On the other hand, the heavily stylized photography falls on the softer side. Granted, a few sequences here and there show some sharp detailing in the surrounding foliage, the buildings and the individual hairs of the cast. But there are several poorly resolved and average scenes, as well to counter the video's best moments. Many of these same scenes also come with a slightly above average contrast balance, which again, is in line with the deliberate aesthetic but also makes for a flat and lackluster 1.85:1 image. Black levels, on the other hand, are accurate and true with strong shadow details even though they generally fail to add much depth. (Video Rating: 68/100)
On a more positive note, the movie crashes into home theaters with a great DTS-HD Master Audio 5.1 soundtrack, which is a welcomed step-up from the Dolby legacy track of the previous Blu-ray. It doesn't offer the sort of night-and-day difference we'd expect, but the front-heavy presentation is nonetheless satisfying, exhibiting better clarity and definition in the mid-range. Most notably, this benefits John Ottman's excellent score, displaying outstanding separation and fidelity in the orchestration while the action scenes remain detailed during the loudest peak frequencies. The low-end, however, is a tad lacking for a good chunk of the runtime, but it finally picks up in the second half to provide the music and visuals some appreciable weight and presence. All the while, dialogue is precise and very well-prioritized from start to finish. Much of the activity is maintained across the front soundstage, which may be part of the grindhouse intentions of the filmmakers mentioned above. In either case, atmospherics smoothly pan between the three channels with excellent balance and convincing effectiveness while the sides are relatively silent, except for some mild bleeding from the music. (Audio Rating: 76/100)

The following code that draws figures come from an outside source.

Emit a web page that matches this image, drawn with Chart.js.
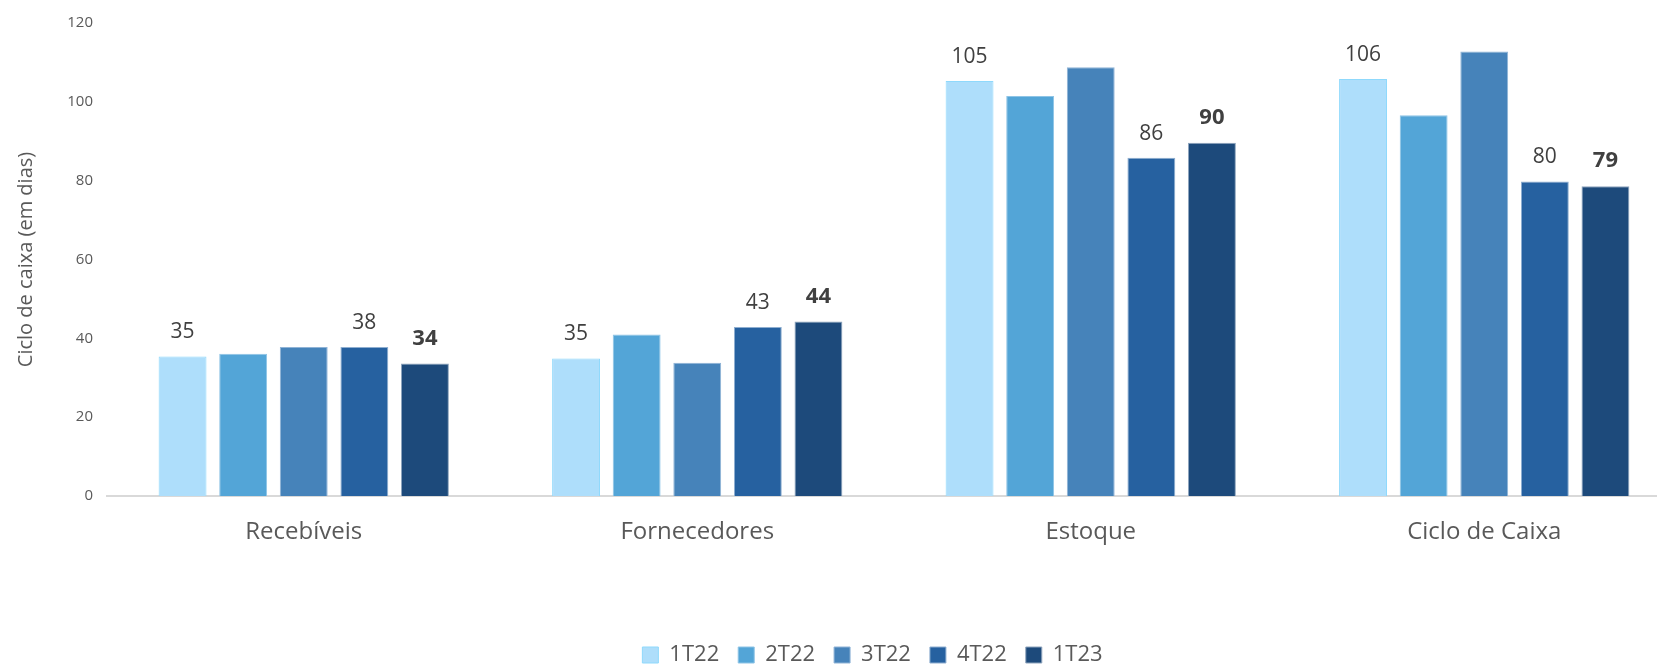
<!DOCTYPE html>
<html>
<head>
<meta charset="utf-8">
<script src="https://cdn.jsdelivr.net/npm/chart.js@4"></script>
<style>
  html, body { margin: 0; padding: 0; background: #fff; overflow: hidden; }
  #wrap { width: 1741px; height: 664px; }
</style>
</head>
<body>
<div id="wrap"><canvas id="cashChart"></canvas></div>
<script>
var categories = ["Recebíveis", "Fornecedores", "Estoque", "Ciclo de Caixa"];
var quarters = ["1T22", "2T22", "3T22", "4T22", "1T23"];
var q1t22 = [35.4, 34.9, 105.3, 105.8];
var q2t22 = [36.1, 41.0, 101.5, 96.6];
var q3t22 = [37.8, 33.8, 108.8, 112.8];
var q4t22 = [37.8, 42.9, 85.8, 79.8];
var q1t23 = [33.6, 44.3, 89.6, 78.6];
var yTicks = [0, 20, 40, 60, 80, 100, 120];

var fills = ['#aedefb', '#53a5d7', '#4683ba', '#2661a0', '#1d4a7b'];
var borders = ['#8fd9fc', '#8ec4e6', '#8fb3d6', '#8eaed0', '#8ea4bd'];
// only these series get value labels; the last one in bold
var labelled = { 0: 'normal', 3: 'normal', 4: 'bold' };

var FONT = "'Open Sans', Lato, sans-serif";

var valueLabels = {
    id: 'valueLabels',
    afterDatasetsDraw: function (chart) {
        var ctx = chart.ctx;
        ctx.save();
        ctx.textAlign = 'center';
        ctx.textBaseline = 'middle';
        chart.data.datasets.forEach(function (ds, i) {
            if (!labelled[i]) return;
            var meta = chart.getDatasetMeta(i);
            var bold = labelled[i] === 'bold';
            ctx.font = bold ? 'bold 22px ' + FONT : '21px ' + FONT;
            ctx.fillStyle = '#404040';
            meta.data.forEach(function (bar, j) {
                ctx.fillText(String(Math.round(ds.data[j])), bar.x, bar.y - (bold ? 25 : 24));
            });
        });
        ctx.restore();
    }
};

// legend sits a little right of the plot centre in the original
var legendShift = {
    id: 'legendShift',
    afterLayout: function (chart) {
        chart.legend.left += 27;
        chart.legend.right += 27;
    }
};

var series = [q1t22, q2t22, q3t22, q4t22, q1t23];
var datasets = series.map(function (vals, i) {
    return {
        label: quarters[i],
        data: vals,
        backgroundColor: fills[i],
        borderColor: borders[i],
        borderWidth: 1,
        categoryPercentage: 0.77,
        barPercentage: 0.79
    };
});

var ctx = document.getElementById('cashChart');
var cashChart = new Chart(ctx, {
    type: 'bar',
    data: { labels: categories, datasets: datasets },
    options: {
        responsive: true,
        maintainAspectRatio: false,
        animation: false,
        layout: { padding: { left: 10, right: 60, top: 20, bottom: -12 } },
        plugins: {
            tooltip: { enabled: false },
            legend: {
                position: 'bottom',
                labels: {
                    boxWidth: 16,
                    boxHeight: 16,
                    padding: 19,
                    color: '#595959',
                    font: { family: FONT, size: 22 }
                }
            }
        },
        scales: {
            x: {
                grid: { display: false, drawTicks: false },
                border: { display: true, color: '#d9d9d9', width: 2 },
                ticks: { color: '#595959', padding: 22, font: { family: FONT, size: 24 } },
                afterFit: function (scale) { scale.height = 129; }
            },
            y: {
                min: 0,
                max: 120,
                afterBuildTicks: function (scale) {
                    scale.ticks = yTicks.map(function (v) { return { value: v }; });
                },
                grid: { display: false, drawTicks: false },
                border: { display: false },
                ticks: { color: '#595959', padding: 14, font: { family: FONT, size: 15 } },
                title: {
                    display: true,
                    text: 'Ciclo de caixa (em dias)',
                    color: '#595959',
                    padding: { top: 4, bottom: 0 },
                    font: { family: FONT, size: 20 }
                },
                afterFit: function (scale) { scale.width = 97; }
            }
        }
    },
    plugins: [valueLabels, legendShift]
});
</script>
</body>
</html>
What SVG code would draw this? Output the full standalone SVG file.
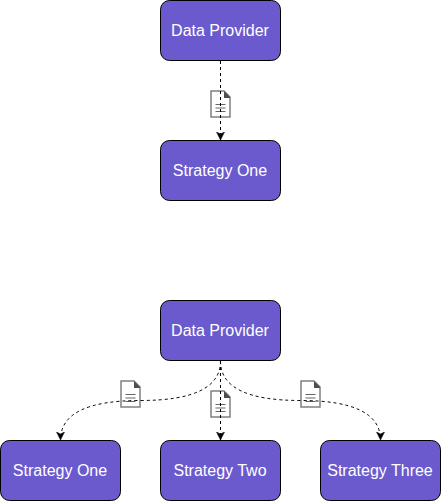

For this collector's edition Blu-ray, the same assortment of supplements is ported over from previous releases and joined by several new additions.
Neither terrible nor great, House of Wax is a decently fun reimagining of a favorite cult classic that also works as a clever throwback to the grindhouse exploitation style of horror. Sadly, whatever positives are to be found in this production is undermined by an ensemble of unsympathetic and unlikeable characters. The cult slasher remake stumbles into Blu-ray as a collector's edition courtesy of Scream Factory, featuring a strong if also a heavily stylized video presentation and a better DTS-HD MA soundtrack. Featuring the same set of supplements along with a few new surprises, the overall HD package is worth a look.